WRITTEN EXERCISE: List, from the lines below, each one with "chart" in it.

SUPPLIED MATERIAL:
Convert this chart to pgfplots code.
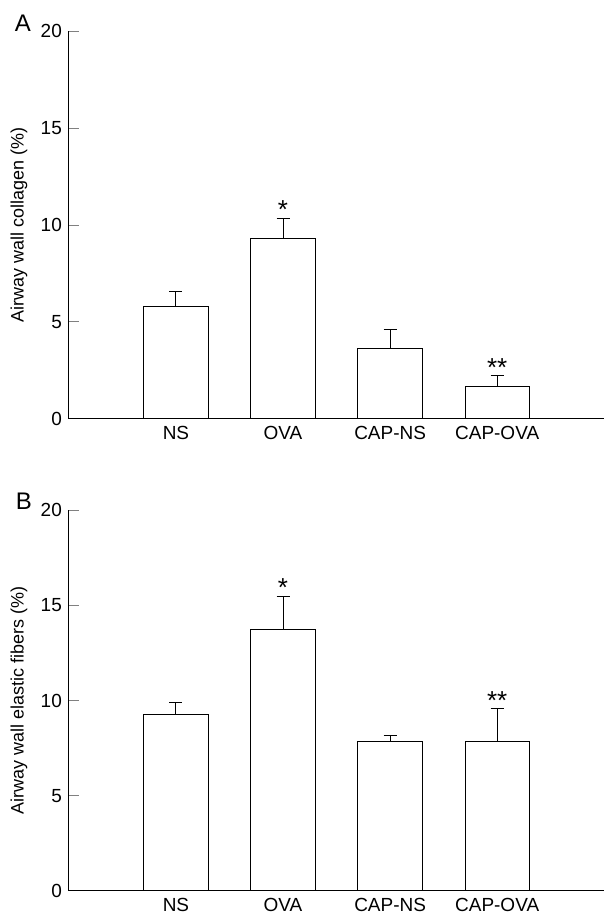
\documentclass[border=0pt]{standalone}
\usepackage{pgfplots}
\pgfplotsset{compat=1.18}
\usepackage{fontspec}
\setmainfont{Liberation Sans}

\pgfplotsset{
  panel/.style={
    scale only axis, width=268pt,
    xmin=-1, xmax=4, ymin=0, ymax=20,
    axis x line*=bottom, axis y line*=left,
    axis line style={line width=0.5pt},
    xtick={0,1,2,3}, xticklabels={NS,OVA,CAP-NS,CAP-OVA},
    x tick style={draw=none},
    ytick={0,5,10,15,20}, ytick pos=left,
    y tick style={line width=0.5pt}, major tick length=5pt,
    tick label style={font=\fontsize{9.5}{10}\selectfont},
    /pgf/number format/assume math mode=true,
    label style={font=\fontsize{9}{10}\selectfont},
    ylabel style={at={(axis description cs:-0.0933,0.5)}, anchor=center},
  },
  bars/.style={
    ybar, bar width=0.6, bar shift=0pt, fill=white, draw=black, line width=0.5pt,
    error bars/.cd, y dir=plus, y explicit,
    error bar style={line width=0.5pt},
    error mark=|,
    error mark options={mark size=3.25pt, line width=0.5pt},
  },
  stars/.style={
    draw=none, mark=none, nodes near coords, point meta=explicit symbolic,
    nodes near coords style={anchor=south, inner sep=0pt, yshift=-0.5pt,
      font=\fontsize{13}{14}\selectfont},
  },
}

\begin{document}
\begin{tikzpicture}
\path (0,0) rectangle (302.5pt,-459pt);

% panel A
\begin{axis}[panel, height=194pt, at={(34.5pt,-209.65pt)}, anchor=south west,
  ylabel={Airway wall collagen (\%)}]
\addplot[bars] coordinates {
  (0,5.79) +- (0,0.79)
  (1,9.28) +- (0,1.08)
  (2,3.62) +- (0,1.00)
  (3,1.65) +- (0,0.58)
};
\addplot[stars] coordinates {(1,10.36) [*] (3,2.23) [**]};
\end{axis}

% panel B
\begin{axis}[panel, height=190.5pt, at={(34.5pt,-446pt)}, anchor=south west,
  ylabel={Airway wall elastic fibers (\%)}]
\addplot[bars] coordinates {
  (0,9.29) +- (0,0.61)
  (1,13.75) +- (0,1.74)
  (2,7.87) +- (0,0.27)
  (3,7.87) +- (0,1.70)
};
\addplot[stars] coordinates {(1,15.49) [*] (3,9.57) [**]};
\end{axis}

\node at (11.5pt,-11.5pt) {\fontsize{12}{13}\selectfont A};
\node at (12pt,-251pt) {\fontsize{12}{13}\selectfont B};
\end{tikzpicture}
\end{document}
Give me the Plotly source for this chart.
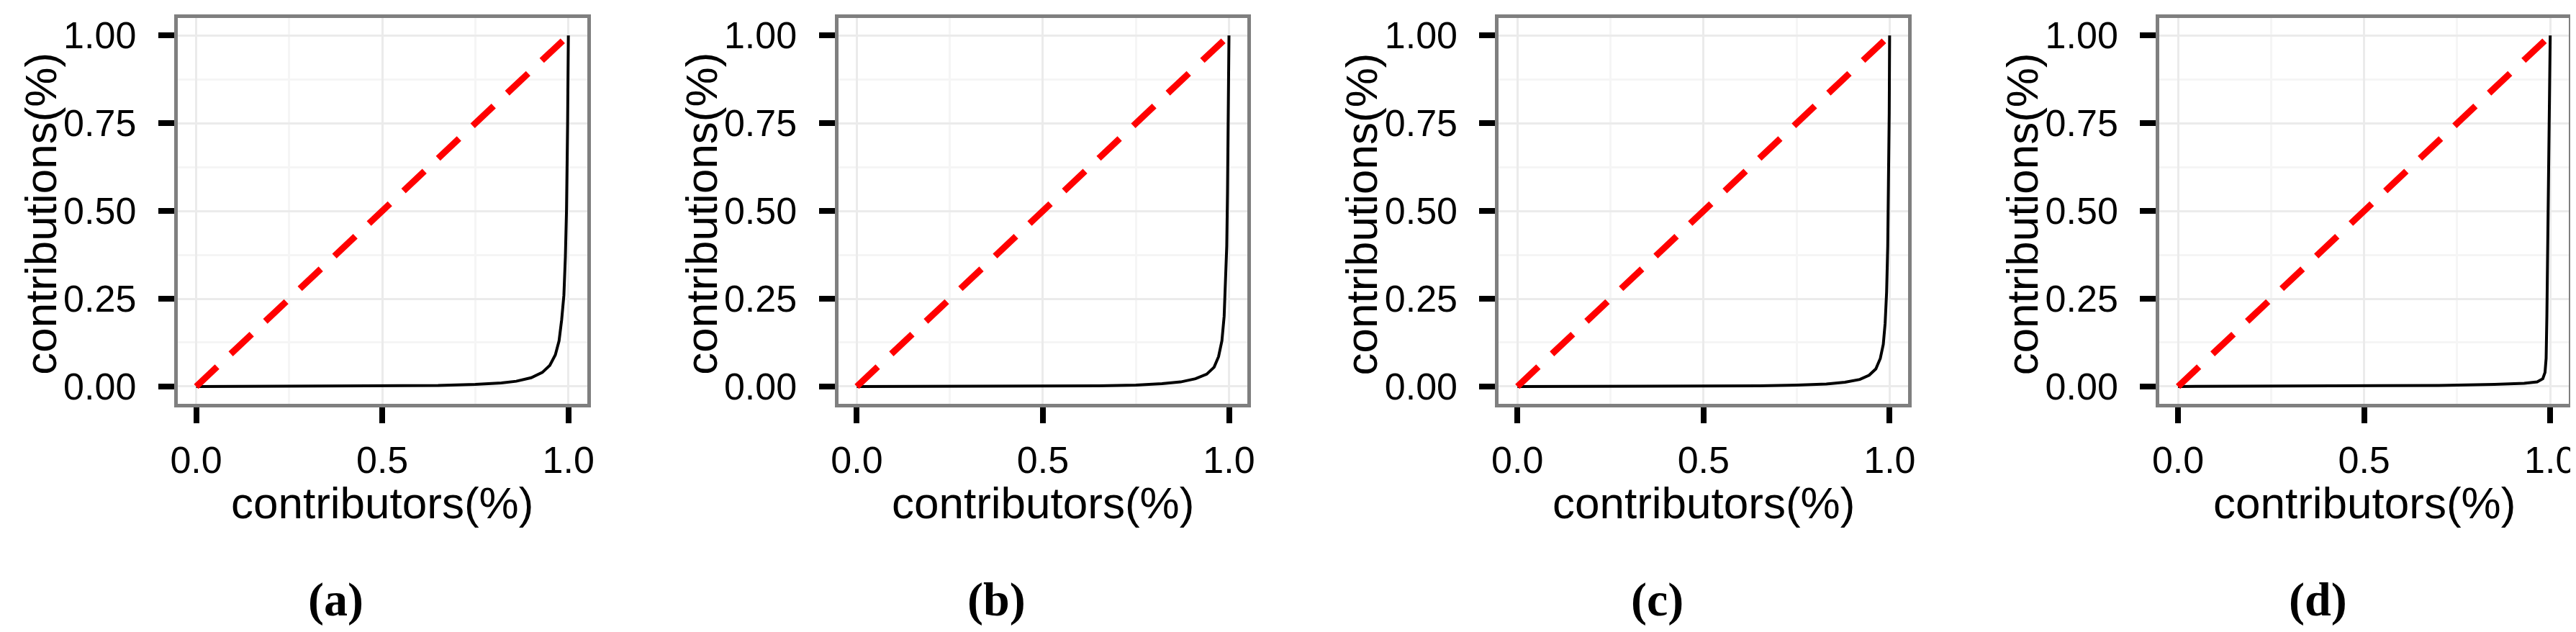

SOLUTION TO THIS EXERCISE:
Convert this chart to pgfplots code.
Give me the Plotly source for this chart.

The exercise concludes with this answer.